🤖 AI Summary
Large-scale spatiotemporal atmospheric remote sensing data—specifically, four years of Sentinel-5P tropospheric NO₂ measurements over the contiguous United States—exhibit extensive missingness due to persistent cloud cover, posing significant challenges for environmental monitoring and analysis.
Method: This study first identifies a pronounced low-rank structure in such data when represented as tensors. Leveraging this property, we propose a Low-Rank Tensor Model (LRTM) that integrates CANDECOMP/PARAFAC (CP) decomposition with Alternating Least Squares (ALS) to reconstruct long-term, large-scale missing entries. We benchmark LRTM against geostatistical interpolation methods.

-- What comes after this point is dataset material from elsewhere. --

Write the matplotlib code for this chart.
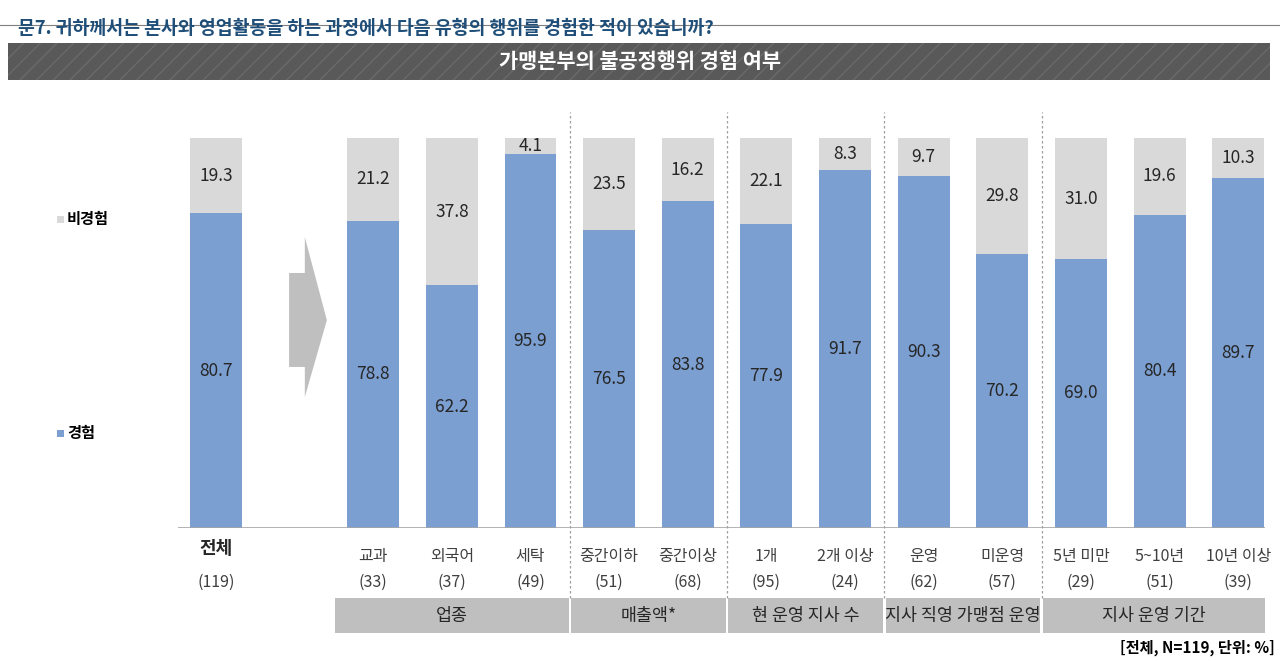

Contribution/Results: Experiments demonstrate that LRTM achieves superior reconstruction accuracy and robustness, especially in predicting extreme values and capturing spatiotemporal variation patterns. It effectively supports pollution hotspot identification and anomaly detection. This work establishes a novel paradigm for atmospheric data imputation and extends the applicability of low-rank tensor modeling in Earth system science.
📝 Abstract
In this study, we investigate for the first time the low-rank properties of a tensorized large-scale spatio-temporal dynamic atmospheric variable. We focus on the Sentinel-5P tropospheric NO2 product (S5P-TN) over a four-year period in an area that encompasses the contiguous United States (CONUS). Here, it is demonstrated that a low-rank approximation of such a dynamic variable is feasible. We apply the low-rank properties of the S5P-TN data to inpaint gaps in the Sentinel-5P product by adopting a low-rank tensor model (LRTM) based on the CANDECOMP / PARAFAC (CP) decomposition and alternating least squares (ALS). Furthermore, we evaluate the LRTM's results by comparing them with spatial interpolation using geostatistics, and conduct a comprehensive spatial statistical and temporal analysis of the S5P-TN product. The results of this study demonstrated that the tensor completion successfully reconstructs the missing values in the S5P-TN product, particularly in the presence of extended cloud obscuration, predicting outliers and identifying hotspots, when the data is tensorized over extended spatial and temporal scales.